Gli altri due, amici da sempre di Giuseppe, invece erano i due più pazzerelli del gruppo. Soprattutto Gianluca, malgrado la sua piccola statura, era una vera forza della natura. E' quella persona che ritrovi un po' in tutte le comitive, quello sempre allegro, con la battuta pronta, che riesce a tirarti su nei momenti di sconforto. Nel gruppo era anche quello che risolveva i piccoli problemi all'italiana, con estro, ingegno e un po' di astuzia. Ad esempio, a volte, riusciva a procurarci una tazza di tè caldo a testa, senza dover pagare il conto, soltanto servendosi di quanto veniva offerto gratis sui banconi dei bar.
E infine c'era Massimo, anche lui molto sveglio, intelligente e simpatico, forse un po' pigro. Era il bello della compagnia, quello che mettevamo avanti quando c'era da avvicinare una ragazza... poi, naturalmente, intervenivo io per fare la traduzione... In realtà, con le ragazze, non si arrivava mai a niente, ci accontentavamo di fare quattro chiacchiere, al massimo strappavamo i loro nomi. Comunque in quella terra avevamo un discreto successo. Eravamo seri ma simpatici, proprio come loro si aspettavano che fossimo. In fondo quattro mori ragazzotti italiani in Scandinavia facevano lo stesso effetto che avrebbero fatto quattro biondissime svedesi sulle spiagge nostrane.
Un primo traguardo: il Circolo Polare Artico (Polarsirkelen)

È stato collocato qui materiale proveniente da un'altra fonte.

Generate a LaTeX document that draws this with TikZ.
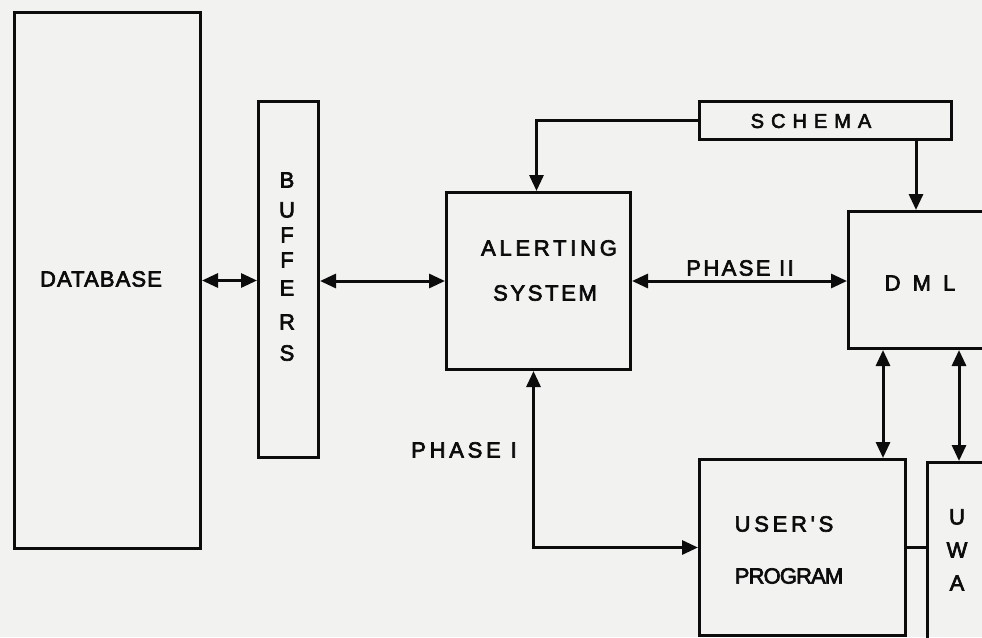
\documentclass[tikz,border=0pt]{standalone}
\usepackage{fontspec}
\setmainfont{Liberation Sans}
\newfontfamily\hand{Liberation Sans}[FakeBold=3]
\usetikzlibrary{arrows.meta,calc}
\definecolor{paper}{RGB}{242,242,241}
\definecolor{ink}{RGB}{12,12,12}
\begin{document}
\begin{tikzpicture}[x=1pt,y=-1pt,
  >={Triangle[length=16pt,width=14pt]},
  box/.style={draw=ink, line width=3pt, inner sep=0pt, anchor=north west},
  lbl/.style={text=ink, font=\hand\fontsize{22}{26}\selectfont, inner sep=0pt},
  conn/.style={draw=ink, line width=3pt}]
\fill[paper] (0,0) rectangle (982,637);
\clip (0,0) rectangle (982,637);
% boxes
\node[box, minimum width=186pt, minimum height=536pt] (db) at (13,11) {};
\node[box, minimum width=60pt, minimum height=356pt] (buf) at (257,100) {};
\node[box, minimum width=184pt, minimum height=177pt] (alert) at (445,191) {};
\node[box, minimum width=252pt, minimum height=38pt] (schema) at (698,100) {};
\node[box, minimum width=143pt, minimum height=137pt] (dml) at (847,210) {};
\node[box, minimum width=206pt, minimum height=176pt] (user) at (698,458) {};
\node[box, minimum width=64pt, minimum height=200pt] (uwa) at (926,461) {};
% labels
\node[lbl] (tdb) at (101,279) {\addfontfeature{LetterSpace=5}DATABASE};
\node[lbl] (b1) at (287,180) {B};
\node[lbl] (b2) at (287,210) {U};
\node[lbl] (b3) at (287,235) {F};
\node[lbl] (b4) at (287,260) {F};
\node[lbl] (b5) at (287,288) {E};
\node[lbl] (b6) at (287,322) {R};
\node[lbl] (b7) at (287,353) {S};
\node[lbl] (ta1) at (549,248) {\addfontfeature{LetterSpace=17}ALERTING};
\node[lbl] (ta2) at (545,293) {\addfontfeature{LetterSpace=12}SYSTEM};
\node[lbl, font=\hand\fontsize{20}{24}\selectfont] (tsch) at (811,121) {\addfontfeature{LetterSpace=35}SCHEMA};
\node[lbl] (tdml) at (920,283) {\addfontfeature{LetterSpace=55}DML};
\node[lbl] (tus1) at (784,524) {\addfontfeature{LetterSpace=17}USER'S};
\node[lbl] (tus2) at (789,576) {\addfontfeature{LetterSpace=-4}PROGRAM};
\node[lbl] (u1) at (957,517) {U};
\node[lbl] (u2) at (957,550) {W};
\node[lbl] (u3) at (957,583) {A};
\node[lbl] (ph2) at (740,268) {\addfontfeature{LetterSpace=11}PHASE II};
\node[lbl] (ph1) at (464,450) {\addfontfeature{LetterSpace=17}PHASE I};
% connectors
\draw[conn,<->] (db.east) -- (db.east -| buf.west);
\draw[conn,<->] (buf.east |- alert.west) -- (alert.west);
\draw[conn,<->] (alert.east) -- (alert.east -| dml.west);
\draw[conn,->] (schema.west) -| ([xshift=-2pt]alert.north);
\draw[conn,->] ([xshift=-37pt]schema.south east) -- ([xshift=-37pt]schema.south east |- dml.north);
\draw[conn,<->] ([xshift=-24pt]user.north east |- dml.south) -- ([xshift=-24pt]user.north east);
\draw[conn,<->] ([xshift=33pt]uwa.north west |- dml.south) -- ([xshift=33pt]uwa.north west);
\draw[conn,<->] ([xshift=-5pt]alert.south) |- (user.west);
\draw[conn] (user.east) -- (user.east -| uwa.west);
\end{tikzpicture}
\end{document}
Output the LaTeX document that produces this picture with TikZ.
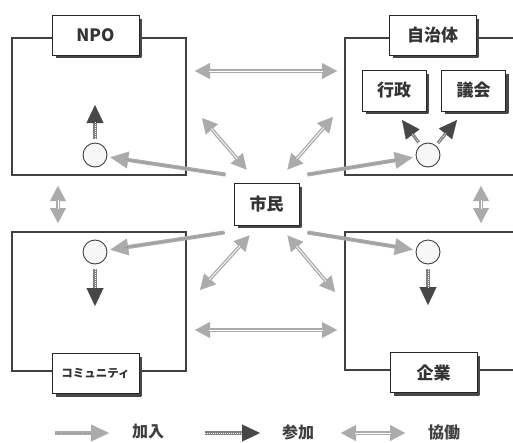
\documentclass[tikz,border=0pt]{standalone}
\usepackage{fontspec}
\setmainfont{Noto Sans CJK JP}
\usetikzlibrary{arrows.meta,calc}
\begin{document}
\begin{tikzpicture}[x=1pt,y=-1pt,
  frame/.style={draw=black!75, line width=1.3pt},
  lbl/.style={draw=black!85, fill=white, line width=0.9pt, minimum width=87pt, minimum height=40pt, inner sep=0pt,
    font=\fontsize{17}{20}\selectfont\bfseries, text=black!80},
  boxshadow/.style={draw=black!72, line width=2.4pt, line join=round},
  sublbl/.style={lbl, minimum width=64pt, minimum height=41pt},
  member/.style={circle, draw=black!75, fill=black!3, minimum size=24pt, inner sep=0pt, line width=0.9pt},
  joinarr/.style={draw=black!33, line width=4pt,
    -{Triangle[length=18pt,width=17pt,fill=black!33,color=black!33,line width=0.2pt]},
    postaction={draw=black!45, line width=1pt, dash pattern=on 1pt off 1.5pt, shorten >=17pt, -}},
  takearr/.style={draw=black!50, line width=3.2pt,
    -{Triangle[length=18pt,width=17pt,fill=black!72,color=black!72,line width=0.2pt]},
    postaction={draw=white, line width=0.6pt, dash pattern=on 1pt off 1pt, shorten >=17pt, -}},
  coarr/.style={draw=black!33, line width=3.5pt,
    {Triangle[length=15pt,width=16pt,fill=black!33,color=black!33,line width=0.2pt]}-{Triangle[length=15pt,width=16pt,fill=black!33,color=black!33,line width=0.2pt]},
    postaction={draw=white, line width=0.8pt, shorten >=14pt, shorten <=14pt, -}},
  legtxt/.style={font=\fontsize{16}{18}\selectfont\bfseries, text=black!75},
]
\useasboundingbox (0,0) rectangle (513,442);
\clip (0,0) rectangle (513,442);
\fill[white] (0,0) rectangle (513,442);

% frames
\draw[frame] (12,38) rectangle (186,175);
\draw[frame] (345,38) rectangle (530,175);
\draw[frame] (12,232) rectangle (186,371);
\draw[frame] (345,232) rectangle (530,370);

% label boxes
\node[lbl] (npo) at (95.5,35) {NPO};
\node[lbl] (jichi) at (432.5,35) {自治体};
\node[sublbl] (gyosei) at (394,90.5) {行政};
\node[sublbl] (gikai) at (473.5,90.5) {議会};
\node[lbl, font=\fontsize{11.5}{14}\selectfont\bfseries] (comm) at (95.5,373.5) {コミュニティ};
\node[lbl] (kigyo) at (433.5,372.5) {企業};
\node[lbl, minimum width=65pt, minimum height=42pt] (shimin) at (266.5,204) {市民};

% box shadows
\foreach \n in {npo,jichi,gyosei,gikai,comm,kigyo,shimin}
  \draw[boxshadow] ([shift={(1.6,4)}]\n.north east) -- ([shift={(1.6,1.6)}]\n.south east) -- ([shift={(4,1.6)}]\n.south west);

% member circles
\node[member] (cnpo) at (95,155) {};
\node[member] (cjichi) at (428,155) {};
\node[member] (ccomm) at (95,252) {};
\node[member] (ckigyo) at (428,252) {};

% targets of inner arrows
\coordinate (tnpo) at (95,105);
\coordinate (tgyosei) at (402,120);
\coordinate (tgikai) at (457,120);
\coordinate (tcomm) at (95,306);
\coordinate (tkigyo) at (428,305);

% inner arrows (participation)
\draw[takearr, shorten <=4pt] (cnpo) -- (tnpo);
\draw[takearr, shorten <=3pt] (cjichi) -- (tgyosei);
\draw[takearr, shorten <=3pt] (cjichi) -- (tgikai);
\draw[takearr, shorten <=5pt] (ccomm) -- (tcomm);
\draw[takearr, shorten <=5pt] (ckigyo) -- (tkigyo);

% joining arrows from citizen
\draw[joinarr, shorten >=3pt] ([shift={(-8,-8)}]shimin.north west) -- (cnpo);
\draw[joinarr, shorten >=3pt] ([shift={(8,-8)}]shimin.north east) -- (cjichi);
\draw[joinarr, shorten >=3pt] ([shift={(-9,7)}]shimin.south west) -- (ccomm);
\draw[joinarr, shorten >=3pt] ([shift={(8,7)}]shimin.south east) -- (ckigyo);

% cooperation arrows
\coordinate (dtl) at (202,118);
\coordinate (dtr) at (333,117);
\coordinate (dbl) at (200,290);
\coordinate (dbr) at (335,292);
\draw[coarr] (dtl) -- ([shift={(13,-13)}]shimin.north west);
\draw[coarr] (dtr) -- ([shift={(-12,-13)}]shimin.north east);
\draw[coarr] (dbl) -- ([shift={(16,10)}]shimin.south west);
\draw[coarr] (dbr) -- ([shift={(-12,10)}]shimin.south east);

\coordinate (htl) at (195,71);
\coordinate (htr) at (337,71);
\coordinate (hbl) at (195,330);
\coordinate (hbr) at (337,330);
\draw[coarr] (htl) -- (htr);
\draw[coarr] (hbl) -- (hbr);

\coordinate (vlt) at (58,186);
\coordinate (vlb) at (58,223);
\coordinate (vrt) at (481,186);
\coordinate (vrb) at (481,223);
\draw[coarr] (vlt) -- (vlb);
\draw[coarr] (vrt) -- (vrb);

% legend
\coordinate (l1a) at (55,433);
\coordinate (l1b) at (109,433);
\coordinate (l2a) at (205,433);
\coordinate (l2b) at (260,433);
\coordinate (l3a) at (341,433);
\coordinate (l3b) at (405,433);
\draw[joinarr] (l1a) -- (l1b);
\draw[takearr] (l2a) -- (l2b);
\draw[coarr] (l3a) -- (l3b);
\node[legtxt] (lg1) at (148,432) {加入};
\node[legtxt] (lg2) at (298,432) {参加};
\node[legtxt] (lg3) at (444,432) {協働};
\end{tikzpicture}
\end{document}
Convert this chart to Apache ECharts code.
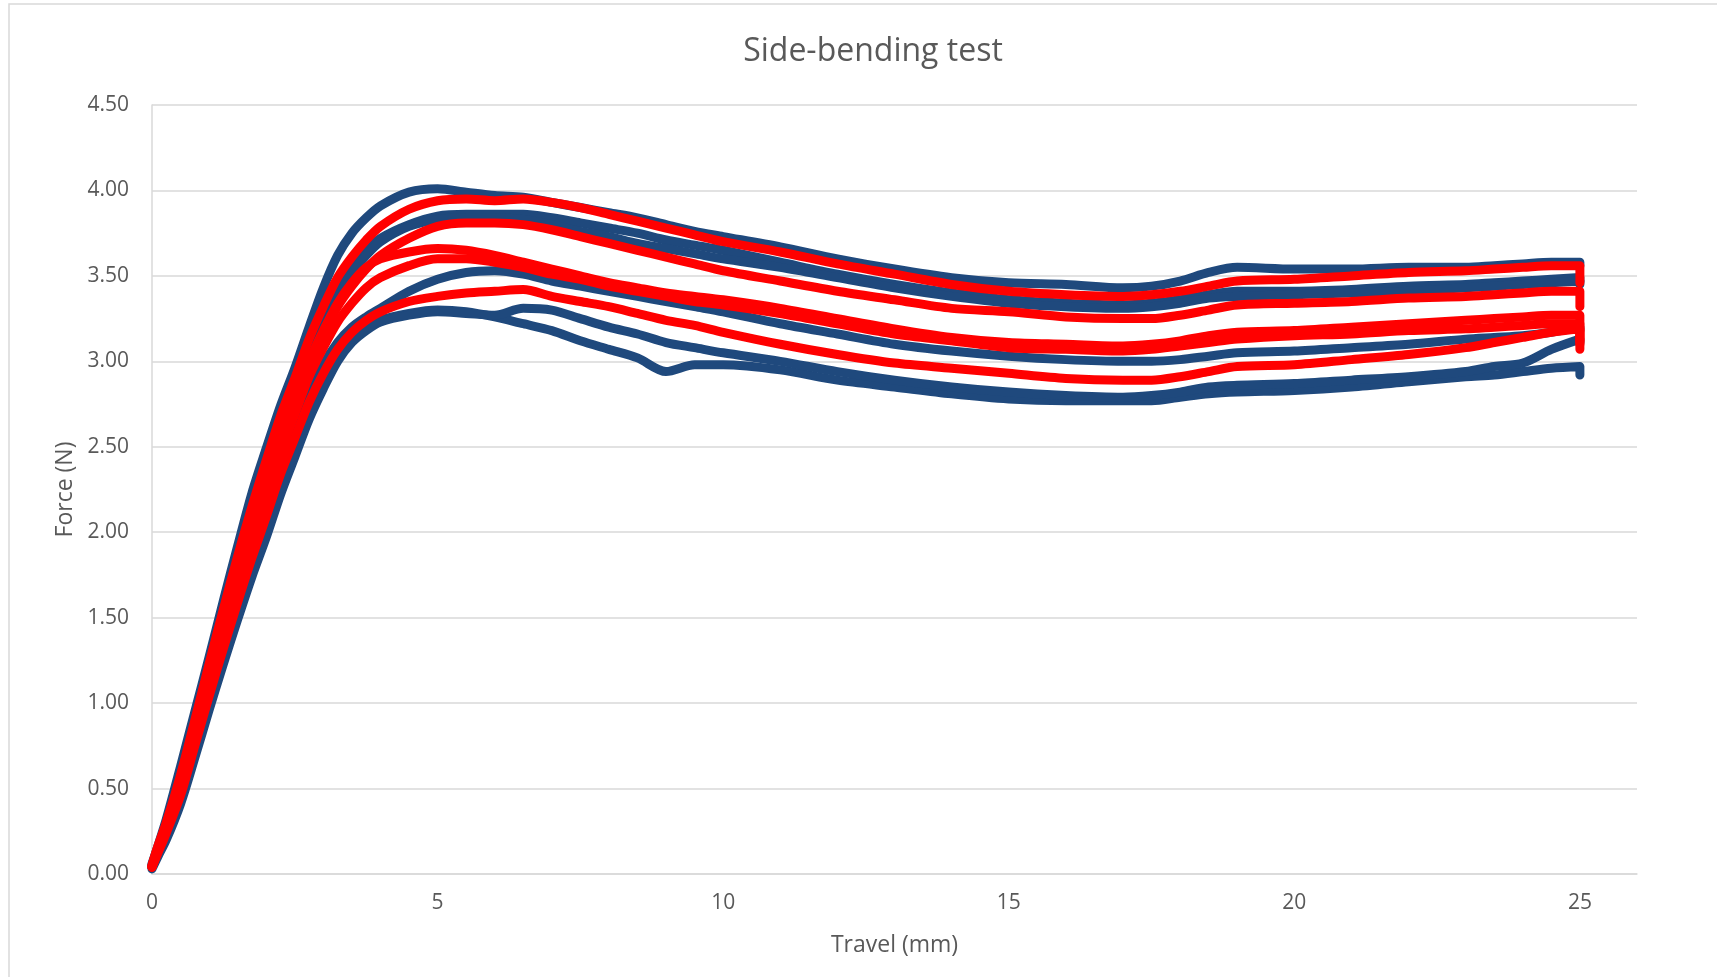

In serata arrivammo, come al solito, veramente stanchi a Narvik. Trovammo un campeggio molto bene organizzato. Piuttosto che montare la tenda (una minuscola canadese) optammo per il bungalow, uno chalet di legno, non molto spazioso, ma caldo e accogliente. Ci fu soltanto il tempo per fare una caldissima doccia rilassante e crollammo esausti ciascuno nel suo letto, finalmente. Non potete immaginare quanto si possa apprezzare un materasso e una rete dopo quasi quarantotto ore di auto.